■ Information shown:
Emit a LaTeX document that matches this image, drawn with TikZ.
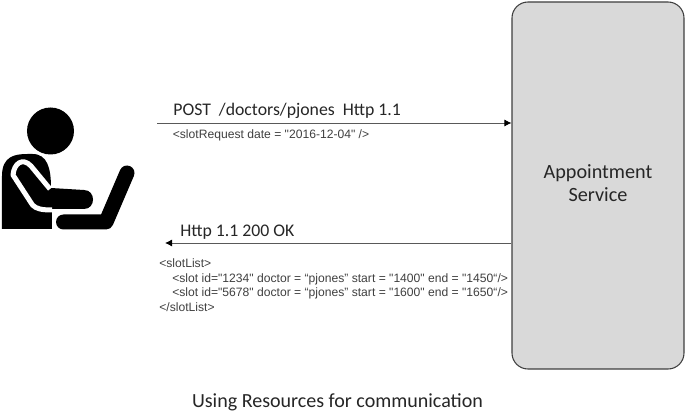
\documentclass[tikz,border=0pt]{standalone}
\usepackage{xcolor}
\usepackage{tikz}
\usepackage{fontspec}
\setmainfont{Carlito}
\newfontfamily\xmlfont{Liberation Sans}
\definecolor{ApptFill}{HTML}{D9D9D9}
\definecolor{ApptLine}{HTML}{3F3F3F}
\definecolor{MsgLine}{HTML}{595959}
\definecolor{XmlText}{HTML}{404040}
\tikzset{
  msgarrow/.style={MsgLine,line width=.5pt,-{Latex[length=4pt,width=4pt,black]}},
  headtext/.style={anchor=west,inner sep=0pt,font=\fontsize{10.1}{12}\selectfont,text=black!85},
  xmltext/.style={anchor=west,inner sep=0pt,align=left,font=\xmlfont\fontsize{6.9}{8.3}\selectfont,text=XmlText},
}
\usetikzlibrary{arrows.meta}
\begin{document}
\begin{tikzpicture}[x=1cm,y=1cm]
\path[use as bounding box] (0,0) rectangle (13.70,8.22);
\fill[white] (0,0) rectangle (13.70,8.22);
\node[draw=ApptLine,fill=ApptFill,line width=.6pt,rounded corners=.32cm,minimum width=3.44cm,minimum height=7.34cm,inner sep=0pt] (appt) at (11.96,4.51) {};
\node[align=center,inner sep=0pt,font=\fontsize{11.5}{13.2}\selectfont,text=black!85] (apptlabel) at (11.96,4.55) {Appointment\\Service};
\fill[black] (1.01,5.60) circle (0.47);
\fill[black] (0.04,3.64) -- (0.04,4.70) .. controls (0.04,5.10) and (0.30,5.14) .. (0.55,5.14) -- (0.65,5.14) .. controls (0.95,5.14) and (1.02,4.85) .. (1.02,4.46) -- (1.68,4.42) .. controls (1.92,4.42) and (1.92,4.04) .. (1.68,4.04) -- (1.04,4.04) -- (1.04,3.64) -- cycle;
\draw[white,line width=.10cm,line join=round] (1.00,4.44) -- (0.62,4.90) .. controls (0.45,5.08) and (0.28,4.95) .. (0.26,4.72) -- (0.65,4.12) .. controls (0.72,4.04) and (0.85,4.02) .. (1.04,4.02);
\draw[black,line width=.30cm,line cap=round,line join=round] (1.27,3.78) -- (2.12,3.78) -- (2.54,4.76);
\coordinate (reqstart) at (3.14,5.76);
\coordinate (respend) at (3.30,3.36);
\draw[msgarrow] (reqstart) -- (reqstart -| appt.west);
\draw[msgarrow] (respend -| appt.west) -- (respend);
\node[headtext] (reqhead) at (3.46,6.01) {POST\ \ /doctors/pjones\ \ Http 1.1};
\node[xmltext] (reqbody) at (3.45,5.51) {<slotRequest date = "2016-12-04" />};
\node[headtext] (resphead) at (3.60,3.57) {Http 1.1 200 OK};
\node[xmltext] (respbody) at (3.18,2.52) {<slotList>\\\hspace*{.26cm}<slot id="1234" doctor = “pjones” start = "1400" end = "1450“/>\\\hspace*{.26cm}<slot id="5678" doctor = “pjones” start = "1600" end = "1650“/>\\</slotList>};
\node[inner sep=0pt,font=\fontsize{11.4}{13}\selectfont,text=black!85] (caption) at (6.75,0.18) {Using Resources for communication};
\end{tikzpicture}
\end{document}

■ Stated task:
Every line of text is to be repeated exactly; pictures are left out.

■ Solution below:
Emit a LaTeX document that matches this image, drawn with TikZ.
\documentclass[tikz,border=0pt]{standalone}
\usepackage{xcolor}
\usepackage{tikz}
\usepackage{fontspec}
\setmainfont{Carlito}
\newfontfamily\xmlfont{Liberation Sans}
\definecolor{ApptFill}{HTML}{D9D9D9}
\definecolor{ApptLine}{HTML}{3F3F3F}
\definecolor{MsgLine}{HTML}{595959}
\definecolor{XmlText}{HTML}{404040}
\tikzset{
  msgarrow/.style={MsgLine,line width=.5pt,-{Latex[length=4pt,width=4pt,black]}},
  headtext/.style={anchor=west,inner sep=0pt,font=\fontsize{10.1}{12}\selectfont,text=black!85},
  xmltext/.style={anchor=west,inner sep=0pt,align=left,font=\xmlfont\fontsize{6.9}{8.3}\selectfont,text=XmlText},
}
\usetikzlibrary{arrows.meta}
\begin{document}
\begin{tikzpicture}[x=1cm,y=1cm]
\path[use as bounding box] (0,0) rectangle (13.70,8.22);
\fill[white] (0,0) rectangle (13.70,8.22);
\node[draw=ApptLine,fill=ApptFill,line width=.6pt,rounded corners=.32cm,minimum width=3.44cm,minimum height=7.34cm,inner sep=0pt] (appt) at (11.96,4.51) {};
\node[align=center,inner sep=0pt,font=\fontsize{11.5}{13.2}\selectfont,text=black!85] (apptlabel) at (11.96,4.55) {Appointment\\Service};
\fill[black] (1.01,5.60) circle (0.47);
\fill[black] (0.04,3.64) -- (0.04,4.70) .. controls (0.04,5.10) and (0.30,5.14) .. (0.55,5.14) -- (0.65,5.14) .. controls (0.95,5.14) and (1.02,4.85) .. (1.02,4.46) -- (1.68,4.42) .. controls (1.92,4.42) and (1.92,4.04) .. (1.68,4.04) -- (1.04,4.04) -- (1.04,3.64) -- cycle;
\draw[white,line width=.10cm,line join=round] (1.00,4.44) -- (0.62,4.90) .. controls (0.45,5.08) and (0.28,4.95) .. (0.26,4.72) -- (0.65,4.12) .. controls (0.72,4.04) and (0.85,4.02) .. (1.04,4.02);
\draw[black,line width=.30cm,line cap=round,line join=round] (1.27,3.78) -- (2.12,3.78) -- (2.54,4.76);
\coordinate (reqstart) at (3.14,5.76);
\coordinate (respend) at (3.30,3.36);
\draw[msgarrow] (reqstart) -- (reqstart -| appt.west);
\draw[msgarrow] (respend -| appt.west) -- (respend);
\node[headtext] (reqhead) at (3.46,6.01) {POST\ \ /doctors/pjones\ \ Http 1.1};
\node[xmltext] (reqbody) at (3.45,5.51) {<slotRequest date = "2016-12-04" />};
\node[headtext] (resphead) at (3.60,3.57) {Http 1.1 200 OK};
\node[xmltext] (respbody) at (3.18,2.52) {<slotList>\\\hspace*{.26cm}<slot id="1234" doctor = “pjones” start = "1400" end = "1450“/>\\\hspace*{.26cm}<slot id="5678" doctor = “pjones” start = "1600" end = "1650“/>\\</slotList>};
\node[inner sep=0pt,font=\fontsize{11.4}{13}\selectfont,text=black!85] (caption) at (6.75,0.18) {Using Resources for communication};
\end{tikzpicture}
\end{document}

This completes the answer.